24-Month Unsecured Loans FAQs
What is a 24-month unsecured loan?
You might request a 24-month unsecured loan as you have considered that the repayments for this term are affordable for the amount you wish to borrow. Unsecured loans are personal loans and not secured against an asset such as a property. This makes them potentially suitable to non-homeowners, or to homeowners that do not wish to secure the loan.
How do I pay a 24-month unsecured loan?
A 24-month unsecured loan would require you to agree to repay your lender an agreed monthly instalment for two years. The levels of interest offered by lenders will play a part in determining how much your loan will ultimately cost, so make sure to shop around and go with an arrangement that suits your needs best.
How do I prepare for a 24-month unsecured loan?
Only borrow as much as you know you can repay and take the various rates of interest into account, to help you decide which loan suits you best. Also, make sure you are aware of all terms and conditions with your prospective deal, as some lenders may allow you to repay earlier without a fee, for example, while others may not. Knowing exactly what you need before you approach lenders will help you find the right loan for you.
Does my credit rating matter for a 24-month unsecured loan?
If you have a good credit history, you are more likely to succeed in getting a 24-month unsecured loan. Also, as you won’t be relying on collateral, having a steady source of income and a good track record on credit will give your lender greater confidence in lending to you.
Can I still get a 24-month unsecured loan with poor credit?
With a poor credit score, fewer lenders will consider you for a 24-month unsecured loan, as you may pose too great a risk for them. However, borrowers with poor credit can still find willing lenders on the market, but they may have to accept a higher level of interest, due to the increased risk for lenders.
Is a 24-month unsecured loan more expensive than a short-term loan?
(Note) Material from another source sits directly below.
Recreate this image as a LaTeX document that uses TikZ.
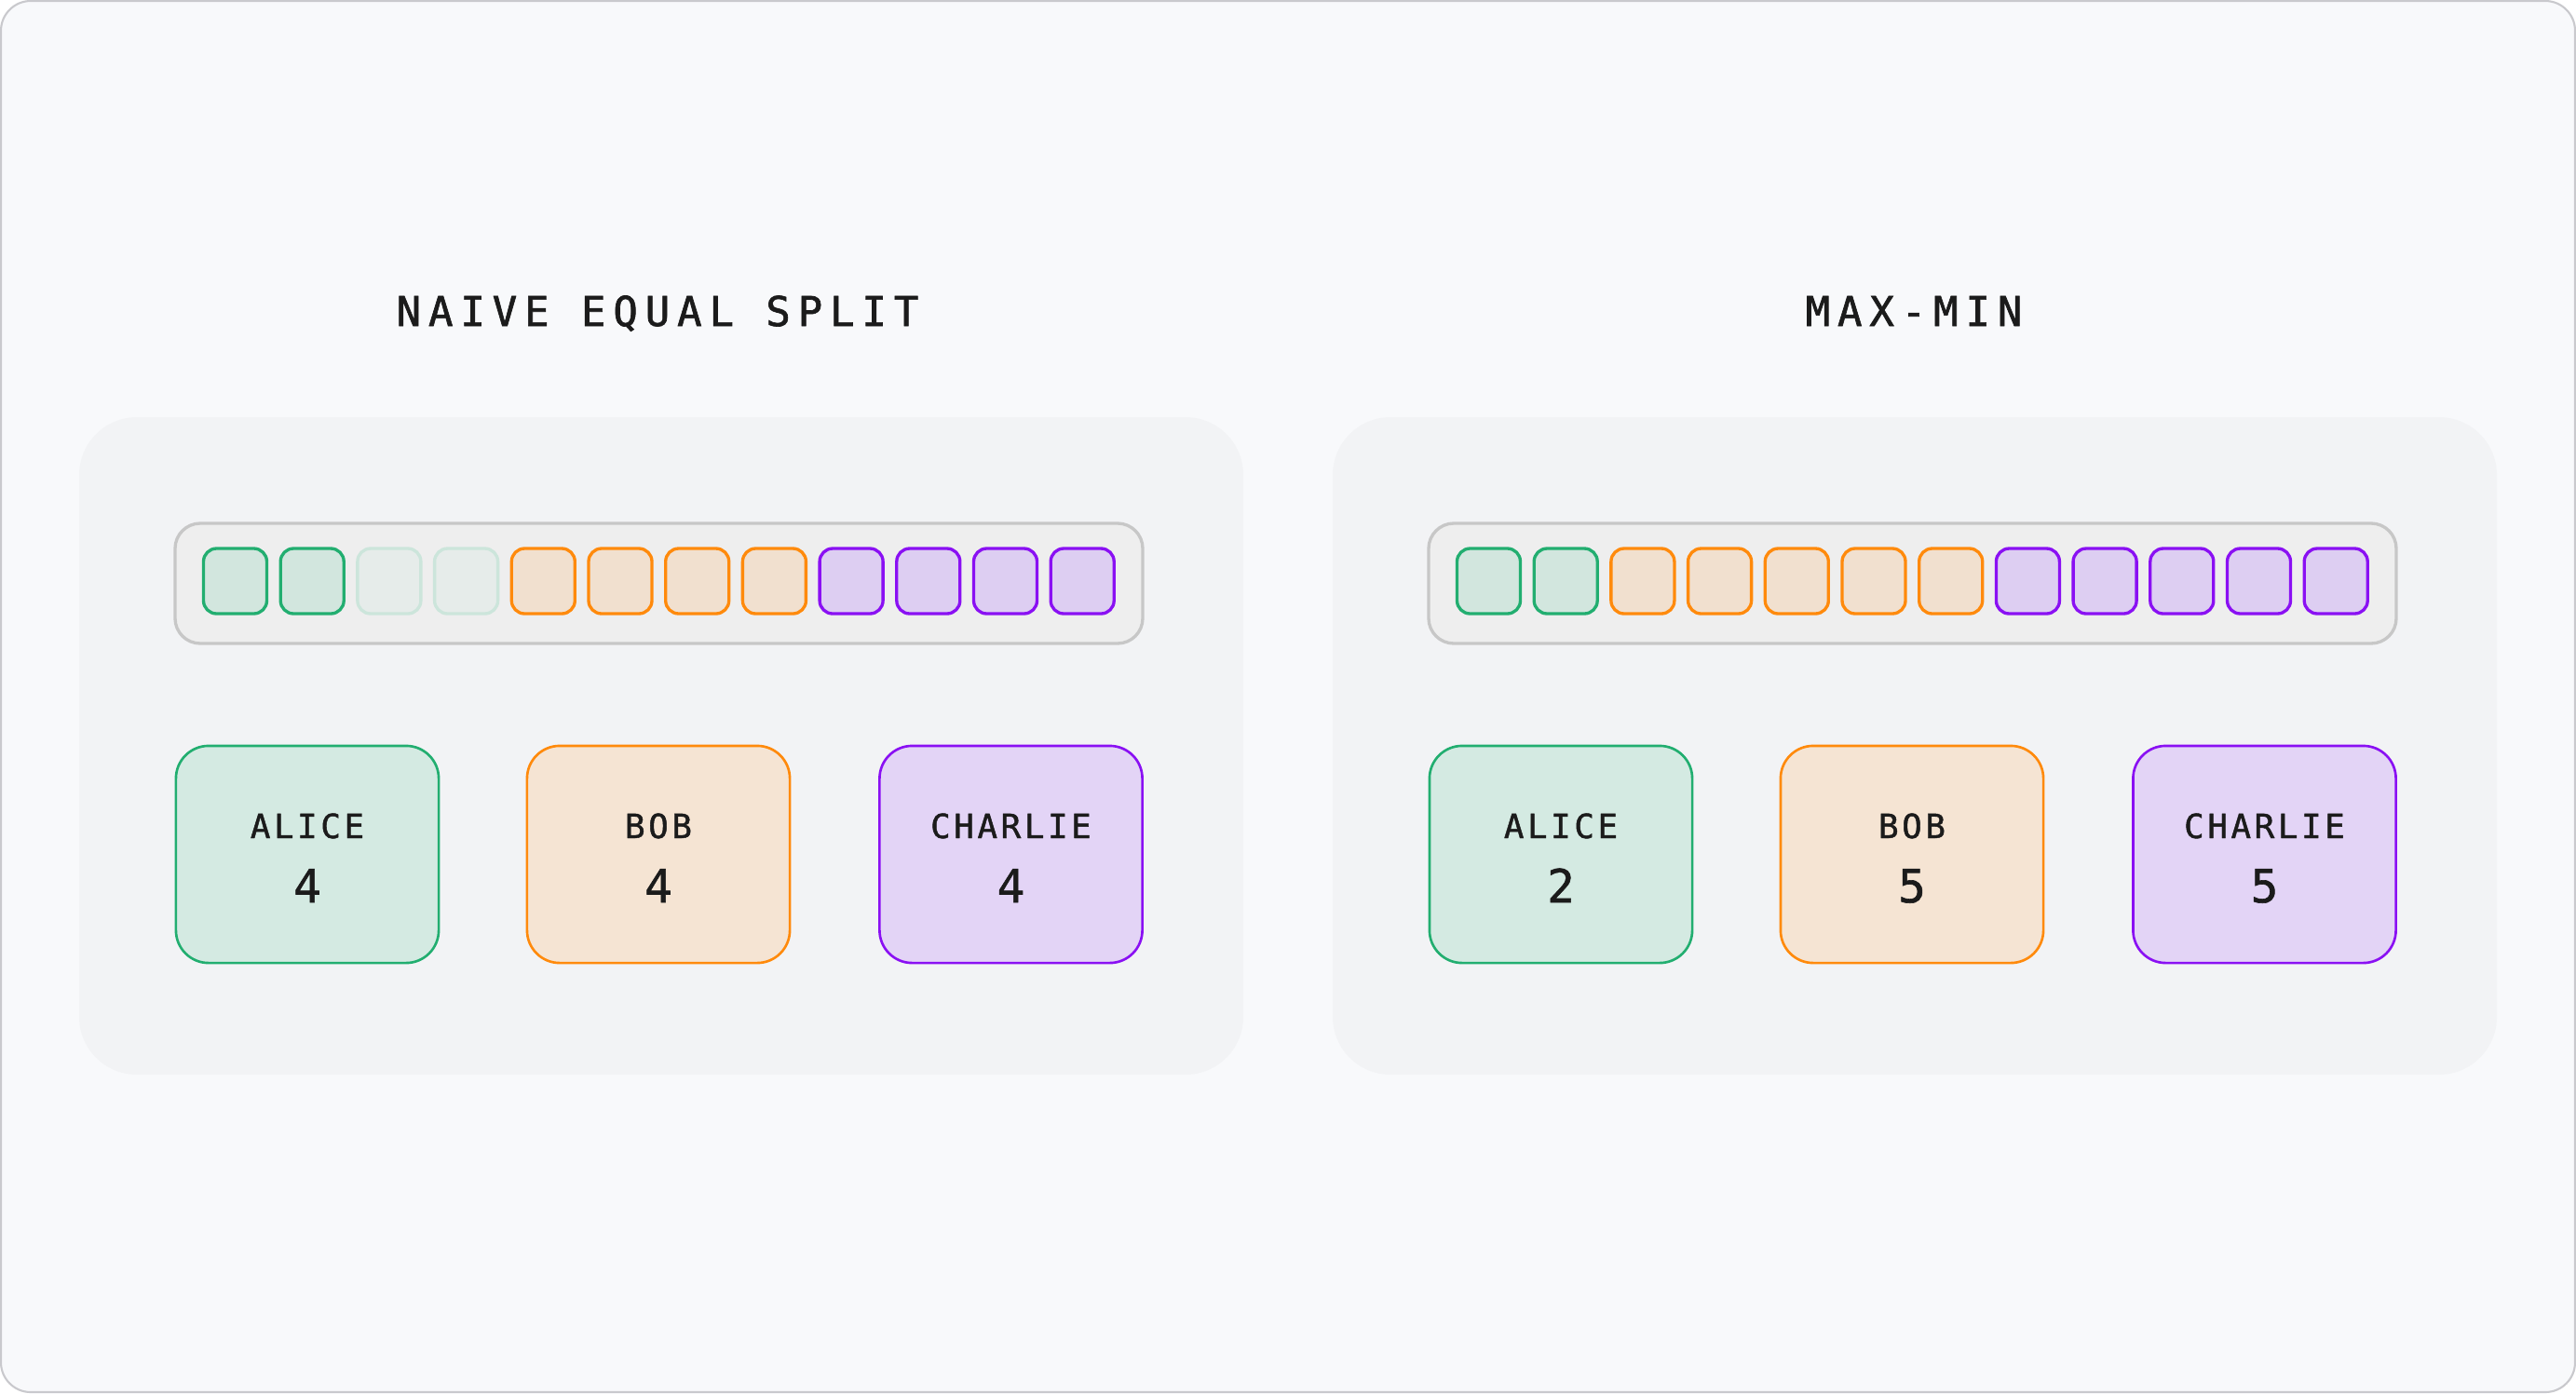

Short term loans are a high cost form of borrowing and should only be considered in for essentials. The interest rates charged on a longer terms loan will be lower. However, the longer you borrow for, the longer interest is charged, so you should understand the full cost of borrowing on all loans you are considering.
How do I manage early repayment of my 24-month unsecured loan?
It may be possible for you to repay your 24-month unsecured loan early. Early repayment may allow you to save money on the remaining interest you would have had to pay originally. However, lenders vary in terms of early repayment policies. Some may encourage it, but others may be inclined to charge a fee. Check your loan terms before you proceed.
How will I know whether I can pay my 24-month unsecure loan back early?
Always check terms and conditions first, as policies can vary between lenders. Once you have identified potential lenders and received quotes, inquire about any extra costs that might come with early repayments. You may be able to find these details online before you apply for a quote, but if you can’t, don’t hesitate to ask your lender about this before you sign a contract.